The Botswana Government has taken desperate steps to garner public support after lifting a ban on elephant hunting in the country. In response to strong global backlash from conservation groups, it has hired U.S. public relations firm 42 West to help “articulate [its] policy on elephant hunting to key U.S. and other Western audiences.”
The firm, which has connections with the Hollywood film industry, filed its intention to work with Botswana’s tourism ministry with the U.S. Justice Department in May, and will be paid $125,000 over the next few months to develop a communications plan relating to the removal of the ban.
Following the announcement to resume the legal slaughter of elephants in Botswana, there have been threats of tourism boycotts from around the globe. The tourism industry is the second biggest source of income for the nation after diamond mining, but the country’s reputation as an ecotourism destination is already taking a hammering.
In a poll by the Humane Society International, a mere 27 percent of people said they would consider visiting Botswana once trophy hunting was made legal.
A Lady Freethinker petition urging officials to reverse the ban has already gathered over 26,000 signatures, and elephant conservationists are pulling holes in President Mokgweetsi Masisi’s flawed reasoning behind the decision.

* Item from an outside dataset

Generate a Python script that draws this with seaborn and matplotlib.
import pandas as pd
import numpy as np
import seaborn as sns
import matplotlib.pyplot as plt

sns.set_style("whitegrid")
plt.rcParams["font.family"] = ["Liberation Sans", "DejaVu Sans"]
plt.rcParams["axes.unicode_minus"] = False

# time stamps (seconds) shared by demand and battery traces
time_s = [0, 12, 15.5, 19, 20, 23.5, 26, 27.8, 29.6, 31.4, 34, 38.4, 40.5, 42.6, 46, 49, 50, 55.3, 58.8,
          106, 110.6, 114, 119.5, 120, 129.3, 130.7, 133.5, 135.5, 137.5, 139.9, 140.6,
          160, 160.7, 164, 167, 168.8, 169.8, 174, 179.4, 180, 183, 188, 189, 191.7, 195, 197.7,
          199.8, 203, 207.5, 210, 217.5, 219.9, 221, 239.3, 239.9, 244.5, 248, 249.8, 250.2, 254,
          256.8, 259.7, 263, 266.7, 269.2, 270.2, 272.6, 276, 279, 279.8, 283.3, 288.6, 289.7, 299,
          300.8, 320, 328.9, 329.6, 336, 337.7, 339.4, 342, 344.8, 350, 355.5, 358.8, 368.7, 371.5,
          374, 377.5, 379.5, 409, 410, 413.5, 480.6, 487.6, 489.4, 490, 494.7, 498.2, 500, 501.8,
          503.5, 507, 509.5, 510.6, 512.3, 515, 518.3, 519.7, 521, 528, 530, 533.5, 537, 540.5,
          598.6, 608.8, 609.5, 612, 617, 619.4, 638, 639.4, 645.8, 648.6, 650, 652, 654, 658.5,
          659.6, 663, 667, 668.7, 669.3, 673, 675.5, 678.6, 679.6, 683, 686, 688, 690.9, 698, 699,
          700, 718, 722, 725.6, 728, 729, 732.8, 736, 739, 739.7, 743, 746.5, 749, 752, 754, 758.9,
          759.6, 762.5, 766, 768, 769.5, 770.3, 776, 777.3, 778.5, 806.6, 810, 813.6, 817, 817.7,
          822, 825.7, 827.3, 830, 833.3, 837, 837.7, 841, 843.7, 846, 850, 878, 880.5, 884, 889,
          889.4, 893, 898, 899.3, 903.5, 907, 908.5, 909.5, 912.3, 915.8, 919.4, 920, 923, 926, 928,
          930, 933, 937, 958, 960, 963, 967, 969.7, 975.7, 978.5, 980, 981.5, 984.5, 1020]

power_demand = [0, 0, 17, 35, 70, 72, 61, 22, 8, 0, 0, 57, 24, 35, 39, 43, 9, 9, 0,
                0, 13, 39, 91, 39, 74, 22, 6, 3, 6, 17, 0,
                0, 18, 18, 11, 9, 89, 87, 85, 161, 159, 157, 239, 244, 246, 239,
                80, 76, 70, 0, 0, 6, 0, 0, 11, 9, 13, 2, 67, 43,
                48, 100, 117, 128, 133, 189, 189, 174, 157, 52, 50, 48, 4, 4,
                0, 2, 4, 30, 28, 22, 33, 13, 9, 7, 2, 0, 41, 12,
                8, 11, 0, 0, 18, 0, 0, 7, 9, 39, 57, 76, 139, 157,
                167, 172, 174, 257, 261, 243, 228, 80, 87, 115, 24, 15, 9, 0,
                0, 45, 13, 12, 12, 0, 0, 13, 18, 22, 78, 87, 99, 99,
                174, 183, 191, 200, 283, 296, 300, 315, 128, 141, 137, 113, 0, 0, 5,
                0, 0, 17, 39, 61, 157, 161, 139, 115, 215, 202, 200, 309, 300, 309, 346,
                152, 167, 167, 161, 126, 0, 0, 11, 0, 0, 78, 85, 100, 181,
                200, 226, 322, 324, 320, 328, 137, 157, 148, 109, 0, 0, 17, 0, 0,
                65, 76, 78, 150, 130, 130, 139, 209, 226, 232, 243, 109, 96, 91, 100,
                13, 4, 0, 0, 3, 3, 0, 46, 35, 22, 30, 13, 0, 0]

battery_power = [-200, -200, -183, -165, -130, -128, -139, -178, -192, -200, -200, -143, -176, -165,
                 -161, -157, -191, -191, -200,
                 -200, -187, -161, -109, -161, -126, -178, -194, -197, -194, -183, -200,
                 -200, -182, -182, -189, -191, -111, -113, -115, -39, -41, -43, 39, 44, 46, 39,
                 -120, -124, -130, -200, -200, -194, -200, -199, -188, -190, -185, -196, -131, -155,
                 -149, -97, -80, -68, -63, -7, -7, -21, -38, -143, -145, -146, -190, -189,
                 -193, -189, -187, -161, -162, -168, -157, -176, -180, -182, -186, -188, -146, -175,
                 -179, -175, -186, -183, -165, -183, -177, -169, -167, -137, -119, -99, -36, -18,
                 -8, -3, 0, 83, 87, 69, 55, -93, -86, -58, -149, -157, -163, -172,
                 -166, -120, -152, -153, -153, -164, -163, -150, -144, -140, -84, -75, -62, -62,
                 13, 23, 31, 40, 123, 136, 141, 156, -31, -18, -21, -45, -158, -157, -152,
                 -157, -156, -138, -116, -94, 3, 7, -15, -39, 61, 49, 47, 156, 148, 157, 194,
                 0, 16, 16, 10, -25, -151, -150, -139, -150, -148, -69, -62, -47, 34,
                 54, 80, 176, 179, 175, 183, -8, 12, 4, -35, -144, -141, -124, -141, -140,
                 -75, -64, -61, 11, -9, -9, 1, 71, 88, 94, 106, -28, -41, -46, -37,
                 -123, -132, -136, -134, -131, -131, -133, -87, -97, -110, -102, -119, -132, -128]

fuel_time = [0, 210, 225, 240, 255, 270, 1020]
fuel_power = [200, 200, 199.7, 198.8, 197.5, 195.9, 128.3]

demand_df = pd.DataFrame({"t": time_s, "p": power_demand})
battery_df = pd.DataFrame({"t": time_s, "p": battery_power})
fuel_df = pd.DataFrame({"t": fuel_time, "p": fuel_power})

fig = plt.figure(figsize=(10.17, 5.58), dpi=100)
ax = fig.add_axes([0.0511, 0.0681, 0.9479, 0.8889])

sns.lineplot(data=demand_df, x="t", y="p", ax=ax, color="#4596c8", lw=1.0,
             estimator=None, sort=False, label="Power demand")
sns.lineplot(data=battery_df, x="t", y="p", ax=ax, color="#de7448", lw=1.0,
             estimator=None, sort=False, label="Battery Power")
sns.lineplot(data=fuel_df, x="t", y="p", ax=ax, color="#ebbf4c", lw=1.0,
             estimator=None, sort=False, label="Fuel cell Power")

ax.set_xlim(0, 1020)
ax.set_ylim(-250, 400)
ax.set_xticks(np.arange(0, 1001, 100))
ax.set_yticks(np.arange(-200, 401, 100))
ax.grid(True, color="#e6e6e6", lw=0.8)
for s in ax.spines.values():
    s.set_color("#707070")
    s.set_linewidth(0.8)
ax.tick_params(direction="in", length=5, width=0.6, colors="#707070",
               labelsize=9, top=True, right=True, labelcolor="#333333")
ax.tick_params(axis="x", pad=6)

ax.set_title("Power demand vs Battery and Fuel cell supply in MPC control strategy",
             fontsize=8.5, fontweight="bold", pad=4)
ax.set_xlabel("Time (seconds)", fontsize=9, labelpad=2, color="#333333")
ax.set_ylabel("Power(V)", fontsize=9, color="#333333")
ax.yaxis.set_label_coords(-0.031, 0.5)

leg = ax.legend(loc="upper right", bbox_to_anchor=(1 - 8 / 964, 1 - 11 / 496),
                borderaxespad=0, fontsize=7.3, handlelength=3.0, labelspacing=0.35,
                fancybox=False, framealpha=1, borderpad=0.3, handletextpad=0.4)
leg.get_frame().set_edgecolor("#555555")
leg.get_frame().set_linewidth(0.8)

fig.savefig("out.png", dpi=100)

Add your signature to tell Botswana that killing elephants is NOT acceptable:
SIGN: Reverse Deadly Decision to Allow Elephant Trophy Hunting in Botswana
“The new arguments for hunting are all wrong — population control, decrease in human-elephant conflict, lots of money for local communities,” explained Mike Chase, director of Elephants without Borders. “What facts are those based on? The reality is that elephant numbers are not growing massively, nor is the incidence of human-elephant conflict.”

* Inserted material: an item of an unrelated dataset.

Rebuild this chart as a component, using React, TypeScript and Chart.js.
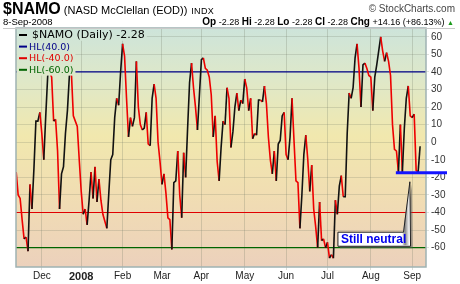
import React, { useEffect, useRef } from 'react';
import { Chart, registerables } from 'chart.js';

Chart.register(...registerables);

// ---- data ----
const monthLabels = ['Dec', '2008', 'Feb', 'Mar', 'Apr', 'May', 'Jun', 'Jul', 'Aug', 'Sep'];
const monthStartIndex = [13, 33, 54, 74, 94, 116, 137, 158, 180, 201];
const yTickValues = [60, 50, 40, 30, 20, 10, 0, -10, -20, -30, -40, -50, -60];

// $NAMO daily values, 13-Nov-2007 .. 8-Sep-2008 (trading days)
const namo = [
  -17, -30, -32, -44, -55, -54, -62, -24, -38, -15,
  12, 12, 17, 5, -10, 15, 38, 40, 37, 12,
  13, -5, -38, -18, -14, 5, 18, 38, 40, 15,
  12, 9, -10, -28, -41, -38, -47, -33, -17, -32,
  -14, -34, -21, -33, -41, -45, -49, -29, -10, -7,
  14, 25, 21, 40, 56, 49, 25, 3, 14, 9,
  14, 46, 20, 10, 7, 8, 17, -1, -2, 25,
  33, 25, 0, -11, -24, -18, -29, -43, -44, -61,
  -23, -22, -5, -30, -43, -6, -20, 8, 34, 45,
  31, 20, 7, 27, 47, 48, 42, 41, 37, 27,
  3, 15, -11, -22, -3, 12, 10, 31, 25, -3,
  6, 20, 28, 18, 24, 22, 36, 31, 18, 25,
  2, 5, 4, 24, 24, 23, 32, 22, 3, -10,
  -18, -5, -22, -1, 1, 15, 17, -7, -10, 3,
  25, 1, -22, -23, -49, -30, -7, 4, -10, -28,
  -13, -38, -48, -60, -34, -56, -55, -60, -57, -66,
  -64, -66, -33, -41, -25, -19, -31, -31, 5, 28,
  25, 31, 48, 56, 42, 20, 44, 45, 42, 38,
  37, 18, 37, 44, 52, 60, 52, 46, 51, 46,
  38, 10, -4, -5, -17, 10, -17, 8, 25, 32,
  15, 14, 16, -16, -17, -2.28,
];

const hlLevels = [40, -40, -60];
const hlNames = ['HL(40.0)', 'HL(-40.0)', 'HL(-60.0)'];
const seriesName = '$NAMO (Daily) -2.28';
const supportLevel = -17.3;
const supportFrom = 192.7;
const calloutText = 'Still neutral';
const calloutTip = { x: 199.8, y: -22.5 };
const calloutBox = { x0: 163.3, x1: 196.6, top: -51.2, bottom: -59.2 };

// ---- styles ----
const FONT = '"Liberation Sans", Arial, sans-serif';
const LEGEND_FONT = '"DejaVu Sans", Verdana, sans-serif';
const hlColors = ['#000088', '#e00000', '#006400'];
const X_MIN = -0.1;
const X_MAX = 208;
const Y_MIN = -71;
const Y_MAX = 65;

function bgGradient(ctx: CanvasRenderingContext2D, top: number, bottom: number) {
  const g = ctx.createLinearGradient(0, top, 0, bottom);
  g.addColorStop(0, '#cde4da');
  g.addColorStop(0.22, '#dfe8c8');
  g.addColorStop(0.45, '#f1e8ae');
  g.addColorStop(0.68, '#f1deb2');
  g.addColorStop(1, '#ecd1bc');
  return g;
}

export default function App() {
  const ref = useRef<HTMLCanvasElement>(null);

  useEffect(() => {
    const canvas = ref.current;
    if (!canvas) return;

    const bgPlugin = {
      id: 'bgPlugin',
      beforeDraw(chart: any) {
        const { ctx, chartArea: a } = chart;
        ctx.save();
        ctx.fillStyle = bgGradient(ctx, a.top, a.bottom);
        ctx.fillRect(a.left, a.top, a.right - a.left, a.bottom - a.top);
        ctx.restore();
      },
    };

    const overlayPlugin = {
      id: 'overlayPlugin',
      afterDatasetsDraw(chart: any) {
        const { ctx, chartArea: a } = chart;
        ctx.save();
        ctx.textBaseline = 'middle';
        const rows = [
          { text: seriesName, color: '#000000', size: 11, tx: 15 },
          ...hlNames.map((n, i) => ({ text: n, color: hlColors[i], size: 9.5, tx: 12 })),
        ];
        const rowH = 11.6;
        const x0 = a.left + 1;
        let y = a.top + 7;
        rows.forEach((r) => {
          ctx.font = `${r.size}px ${LEGEND_FONT}`;
          const tw = ctx.measureText(r.text).width;
          ctx.fillStyle = bgGradient(ctx, a.top, a.bottom);
          ctx.fillRect(x0, y - rowH / 2, r.tx + tw + 2, rowH);
          ctx.strokeStyle = r.color;
          ctx.lineWidth = 2;
          ctx.beginPath();
          ctx.moveTo(x0 + 2, y);
          ctx.lineTo(x0 + 10, y);
          ctx.stroke();
          ctx.fillStyle = r.color;
          ctx.fillText(r.text, x0 + r.tx, y + 0.5);
          y += rowH;
        });
        ctx.restore();
      },
      afterDraw(chart: any) {
        const { ctx, chartArea: a, scales } = chart;
        const xs = scales.x;
        const ys = scales.y;
        ctx.save();
        // plot border
        ctx.strokeStyle = '#9fb2b3';
        ctx.lineWidth = 1.5;
        ctx.strokeRect(a.left, a.top, a.right - a.left, a.bottom - a.top);

        // support line
        const sy = ys.getPixelForValue(supportLevel);
        ctx.strokeStyle = '#1414ff';
        ctx.lineWidth = 3;
        ctx.beginPath();
        ctx.moveTo(xs.getPixelForValue(supportFrom), sy);
        ctx.lineTo(447, sy);
        ctx.stroke();

        // callout
        const L = xs.getPixelForValue(calloutBox.x0);
        const R = xs.getPixelForValue(calloutBox.x1);
        const T = ys.getPixelForValue(calloutBox.top);
        const B = ys.getPixelForValue(calloutBox.bottom);
        const tx = xs.getPixelForValue(calloutTip.x);
        const ty = ys.getPixelForValue(calloutTip.y);
        const shape = () => {
          ctx.beginPath();
          ctx.moveTo(L, T);
          ctx.lineTo(R, T);
          ctx.lineTo(tx, ty);
          ctx.lineTo(R + 7, B);
          ctx.lineTo(L, B);
          ctx.closePath();
        };
        ctx.save();
        ctx.translate(2, 2);
        shape();
        ctx.fillStyle = 'rgba(90,90,90,0.55)';
        ctx.fill();
        ctx.restore();
        shape();
        ctx.fillStyle = '#ffffff';
        ctx.fill();
        // tab shading
        ctx.beginPath();
        ctx.moveTo(R - 1, T + 1);
        ctx.lineTo(tx, ty + 2);
        ctx.lineTo(R + 6, B - 1);
        ctx.lineTo(R - 1, B - 1);
        ctx.closePath();
        const tg = ctx.createLinearGradient(R - 2, 0, R + 6, 0);
        tg.addColorStop(0, '#ffffff');
        tg.addColorStop(0.45, '#8a8a8a');
        tg.addColorStop(1, '#ffffff');
        ctx.fillStyle = tg;
        ctx.fill();
        shape();
        ctx.strokeStyle = '#222';
        ctx.lineWidth = 1;
        ctx.stroke();
        ctx.fillStyle = '#0000ee';
        ctx.font = `bold 12px ${FONT}`;
        ctx.textBaseline = 'middle';
        ctx.fillText(calloutText, L + 3, (T + B) / 2 + 0.5);
        ctx.restore();
      },
    };

    const priceData = namo.map((v, i) => ({ x: i, y: v }));
    const hlDatasets = hlLevels.map((lvl, i) => ({
      label: hlNames[i],
      data: [
        { x: X_MIN, y: lvl },
        { x: X_MAX, y: lvl },
      ],
      borderColor: hlColors[i],
      borderWidth: 1.2,
      pointRadius: 0,
      tension: 0,
    }));

    const chart = new Chart(canvas, {
      type: 'line',
      data: {
        datasets: [
          {
            label: seriesName,
            data: priceData,
            borderWidth: 1.6,
            pointRadius: 0,
            tension: 0,
            borderColor: '#000',
            segment: {
              borderColor: (c: any) => (c.p1.parsed.y >= c.p0.parsed.y ? '#111111' : '#ee0000'),
            },
          },
          ...hlDatasets,
        ],
      },
      options: {
        animation: false,
        responsive: false,
        maintainAspectRatio: false,
        layout: { padding: { left: 16, top: 28, right: 0, bottom: 0 } },
        plugins: { legend: { display: false }, tooltip: { enabled: false } },
        scales: {
          x: {
            type: 'linear',
            min: X_MIN,
            max: X_MAX,
            afterBuildTicks: (s: any) => {
              s.ticks = monthStartIndex.map((v) => ({ value: v }));
            },
            afterFit: (s: any) => {
              s.height = 17;
            },
            ticks: {
              autoSkip: false,
              maxRotation: 0,
              padding: 0,
              color: '#222',
              callback: (_v: any, idx: number) => monthLabels[idx],
              font: (c: any) => ({
                family: FONT,
                size: c.index === 1 ? 11 : 10,
                weight: c.index === 1 ? 'bold' : 'normal',
              }),
            },
            grid: { color: 'rgba(110,120,100,0.25)', tickLength: 3, lineWidth: 1 },
            border: { display: false },
          },
          y: {
            position: 'right',
            min: Y_MIN,
            max: Y_MAX,
            afterBuildTicks: (s: any) => {
              s.ticks = yTickValues.map((v) => ({ value: v }));
            },
            afterFit: (s: any) => {
              s.width = 34;
            },
            ticks: { color: '#333', padding: 2, font: { family: FONT, size: 10 } },
            grid: { color: 'rgba(110,120,100,0.22)', tickLength: 3, lineWidth: 1 },
            border: { display: false },
          },
        },
      },
      plugins: [bgPlugin, overlayPlugin],
    });

    return () => chart.destroy();
  }, []);

  return (
    <div
      style={{
        position: 'fixed',
        left: 0,
        top: 0,
        width: 460,
        height: 284,
        background: '#fff',
        fontFamily: FONT,
        color: '#000',
        overflow: 'hidden',
      }}
    >
      <canvas ref={ref} width={460} height={284} style={{ position: 'absolute', left: 0, top: 0 }} />
      <div style={{ position: 'absolute', left: 3, top: 1, whiteSpace: 'nowrap', lineHeight: '15px' }}>
        <span style={{ fontWeight: 'bold', fontSize: 16 }}>$NAMO</span>
        <span style={{ fontSize: 11 }}> (NASD McClellan (EOD))</span>
        <span style={{ fontSize: 9, marginLeft: 4, letterSpacing: 0.3 }}>INDX</span>
      </div>
      <div style={{ position: 'absolute', right: 5, top: 3, fontSize: 10, color: '#444', whiteSpace: 'nowrap', lineHeight: '12px' }}>
        © StockCharts.com
      </div>
      <div style={{ position: 'absolute', left: 3, top: 16, fontSize: 9.5, whiteSpace: 'nowrap', lineHeight: '12px' }}>
        8-Sep-2008
      </div>
      <div style={{ position: 'absolute', right: 6, top: 15, fontSize: 9, whiteSpace: 'nowrap', lineHeight: '13px' }}>
        <b style={{ fontSize: 10 }}>Op</b> -2.28 <b style={{ fontSize: 10 }}>Hi</b> -2.28{' '}
        <b style={{ fontSize: 10 }}>Lo</b> -2.28 <b style={{ fontSize: 10 }}>Cl</b> -2.28{' '}
        <b style={{ fontSize: 10 }}>Chg</b> +14.16 (+86.13%){' '}
        <span style={{ color: '#1a9a1a', fontSize: 7 }}>▲</span>
      </div>
      <div style={{ position: 'absolute', left: 3, top: 28, width: 452, height: 1, background: '#c8c8c8' }} />
    </div>
  );
}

Talk show host and comedian Ellen spoke out on Twitter, saying, “President Masisi, for every person who wants to kill elephants, there are millions who want them protected. We’re watching.”
As worldwide condemnation against Botswana’s unethical and unsustainable invitation to trophy hunters grows, it is going to need a lot more than a slick public relations campaign to make people believe that murdering elephants for pleasure is anything other than horrific.